Goal of the exercise: Without including any pictures, write out the listing below exactly.

Materials provided:
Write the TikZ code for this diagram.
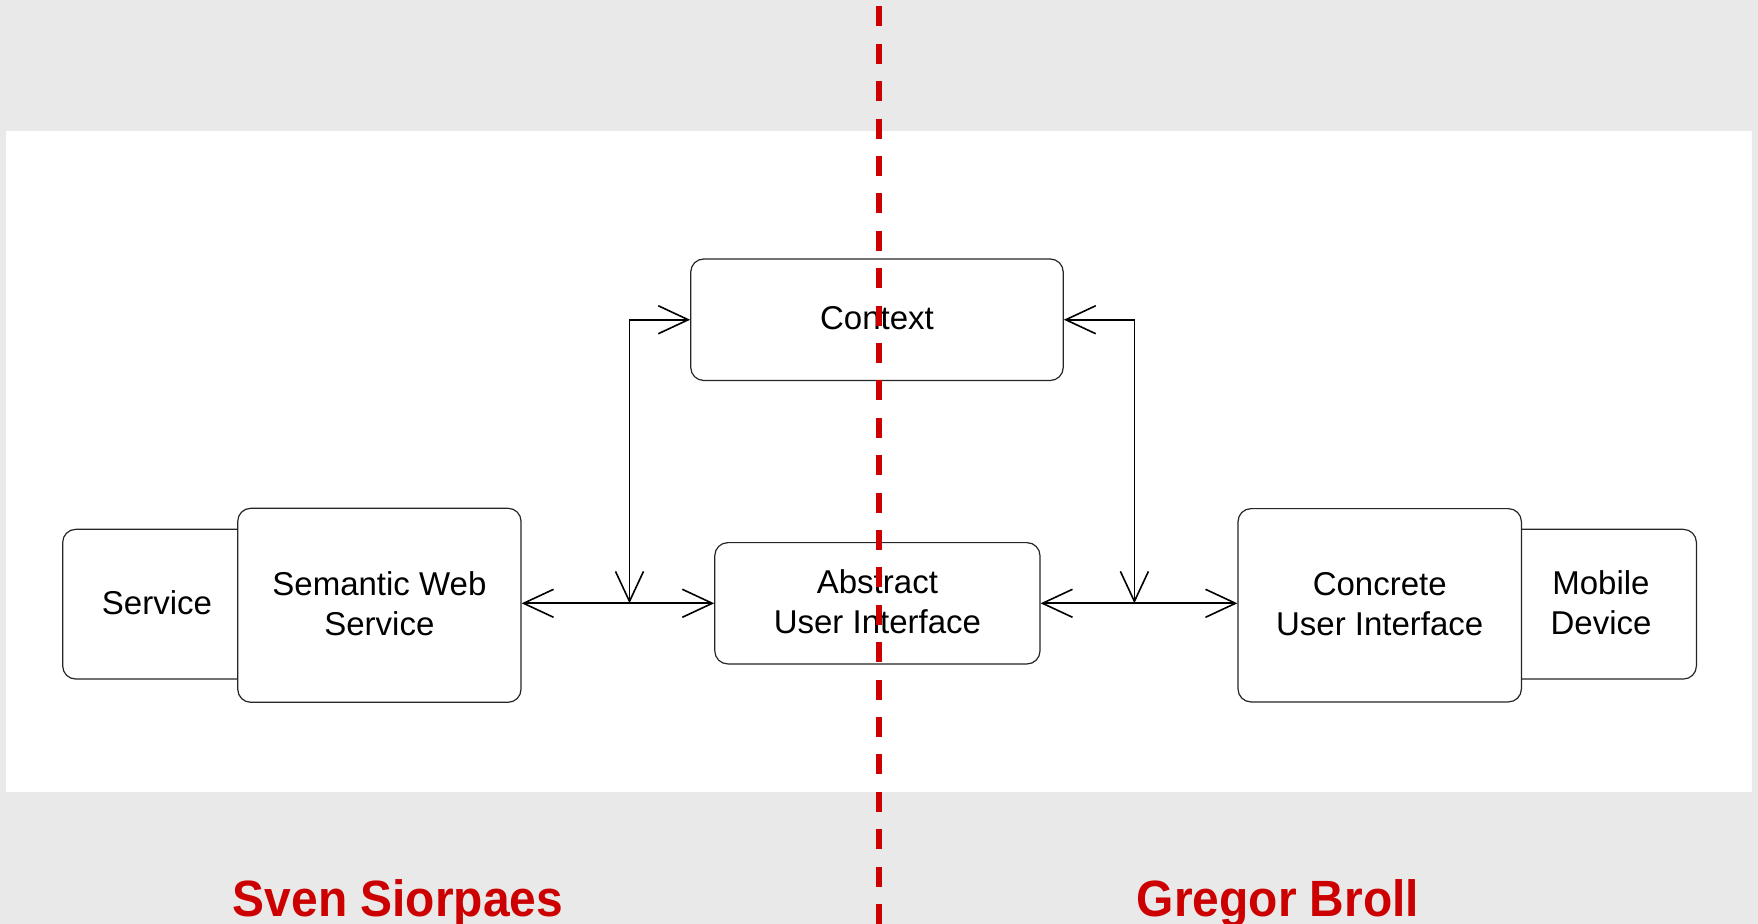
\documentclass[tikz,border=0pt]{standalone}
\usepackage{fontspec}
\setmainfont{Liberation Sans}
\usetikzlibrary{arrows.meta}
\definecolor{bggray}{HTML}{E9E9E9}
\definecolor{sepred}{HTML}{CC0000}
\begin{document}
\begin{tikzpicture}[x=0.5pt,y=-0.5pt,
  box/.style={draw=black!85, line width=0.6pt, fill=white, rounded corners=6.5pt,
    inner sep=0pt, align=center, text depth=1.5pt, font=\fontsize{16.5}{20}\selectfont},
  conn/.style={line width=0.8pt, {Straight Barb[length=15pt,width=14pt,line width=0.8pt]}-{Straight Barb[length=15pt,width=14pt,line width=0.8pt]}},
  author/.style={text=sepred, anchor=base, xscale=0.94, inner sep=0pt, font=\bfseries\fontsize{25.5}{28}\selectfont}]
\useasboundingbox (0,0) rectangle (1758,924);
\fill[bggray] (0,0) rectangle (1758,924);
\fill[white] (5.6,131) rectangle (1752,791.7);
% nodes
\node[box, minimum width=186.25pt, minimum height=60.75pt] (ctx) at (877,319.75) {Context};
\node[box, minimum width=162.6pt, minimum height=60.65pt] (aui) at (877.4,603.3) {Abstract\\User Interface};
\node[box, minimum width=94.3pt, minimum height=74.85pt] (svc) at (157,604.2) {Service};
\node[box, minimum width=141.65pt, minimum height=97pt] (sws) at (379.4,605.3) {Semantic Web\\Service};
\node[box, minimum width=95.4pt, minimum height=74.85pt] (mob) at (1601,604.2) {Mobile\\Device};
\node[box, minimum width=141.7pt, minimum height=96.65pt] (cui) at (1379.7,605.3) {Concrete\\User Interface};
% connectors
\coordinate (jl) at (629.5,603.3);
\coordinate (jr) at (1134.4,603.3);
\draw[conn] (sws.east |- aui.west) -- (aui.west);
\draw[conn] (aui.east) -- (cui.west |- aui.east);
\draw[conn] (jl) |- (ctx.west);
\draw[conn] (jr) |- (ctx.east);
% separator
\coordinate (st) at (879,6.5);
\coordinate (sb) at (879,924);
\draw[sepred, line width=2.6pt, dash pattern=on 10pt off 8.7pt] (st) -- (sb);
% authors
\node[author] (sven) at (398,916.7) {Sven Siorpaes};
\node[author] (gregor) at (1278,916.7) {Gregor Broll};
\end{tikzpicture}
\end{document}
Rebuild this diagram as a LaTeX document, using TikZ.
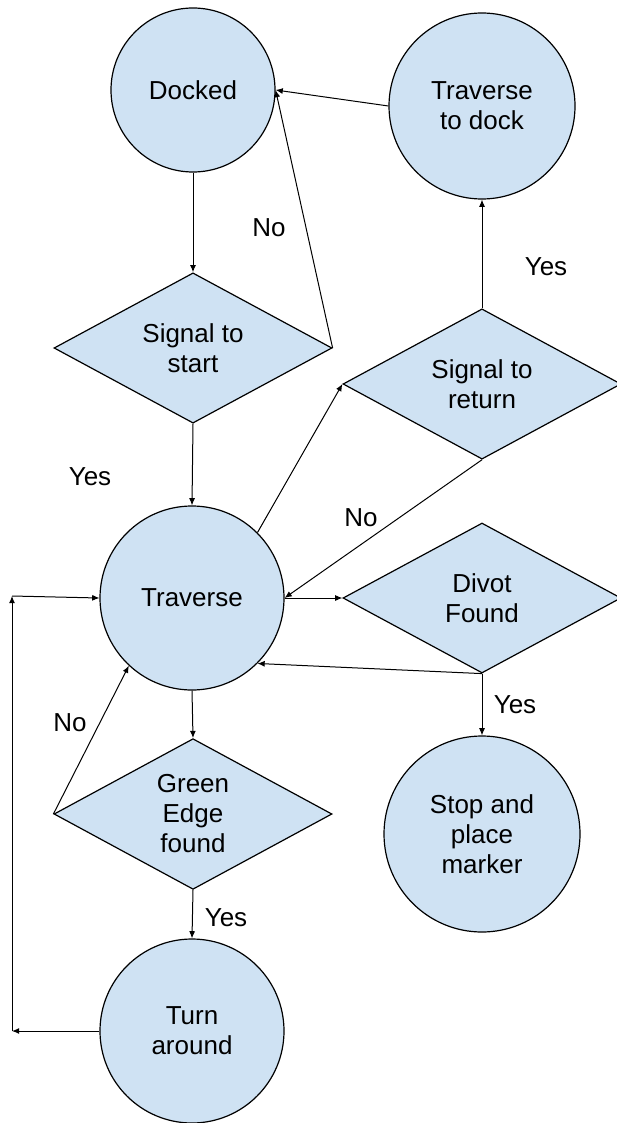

Result for this exercise:
Write the TikZ code for this diagram.
\documentclass[tikz,border=0pt]{standalone}
\usepackage{fontspec}
\setmainfont{Liberation Sans}
\usetikzlibrary{arrows.meta}
\definecolor{bggray}{HTML}{E9E9E9}
\definecolor{sepred}{HTML}{CC0000}
\begin{document}
\begin{tikzpicture}[x=0.5pt,y=-0.5pt,
  box/.style={draw=black!85, line width=0.6pt, fill=white, rounded corners=6.5pt,
    inner sep=0pt, align=center, text depth=1.5pt, font=\fontsize{16.5}{20}\selectfont},
  conn/.style={line width=0.8pt, {Straight Barb[length=15pt,width=14pt,line width=0.8pt]}-{Straight Barb[length=15pt,width=14pt,line width=0.8pt]}},
  author/.style={text=sepred, anchor=base, xscale=0.94, inner sep=0pt, font=\bfseries\fontsize{25.5}{28}\selectfont}]
\useasboundingbox (0,0) rectangle (1758,924);
\fill[bggray] (0,0) rectangle (1758,924);
\fill[white] (5.6,131) rectangle (1752,791.7);
% nodes
\node[box, minimum width=186.25pt, minimum height=60.75pt] (ctx) at (877,319.75) {Context};
\node[box, minimum width=162.6pt, minimum height=60.65pt] (aui) at (877.4,603.3) {Abstract\\User Interface};
\node[box, minimum width=94.3pt, minimum height=74.85pt] (svc) at (157,604.2) {Service};
\node[box, minimum width=141.65pt, minimum height=97pt] (sws) at (379.4,605.3) {Semantic Web\\Service};
\node[box, minimum width=95.4pt, minimum height=74.85pt] (mob) at (1601,604.2) {Mobile\\Device};
\node[box, minimum width=141.7pt, minimum height=96.65pt] (cui) at (1379.7,605.3) {Concrete\\User Interface};
% connectors
\coordinate (jl) at (629.5,603.3);
\coordinate (jr) at (1134.4,603.3);
\draw[conn] (sws.east |- aui.west) -- (aui.west);
\draw[conn] (aui.east) -- (cui.west |- aui.east);
\draw[conn] (jl) |- (ctx.west);
\draw[conn] (jr) |- (ctx.east);
% separator
\coordinate (st) at (879,6.5);
\coordinate (sb) at (879,924);
\draw[sepred, line width=2.6pt, dash pattern=on 10pt off 8.7pt] (st) -- (sb);
% authors
\node[author] (sven) at (398,916.7) {Sven Siorpaes};
\node[author] (gregor) at (1278,916.7) {Gregor Broll};
\end{tikzpicture}
\end{document}
Rebuild this diagram as a LaTeX document, using TikZ.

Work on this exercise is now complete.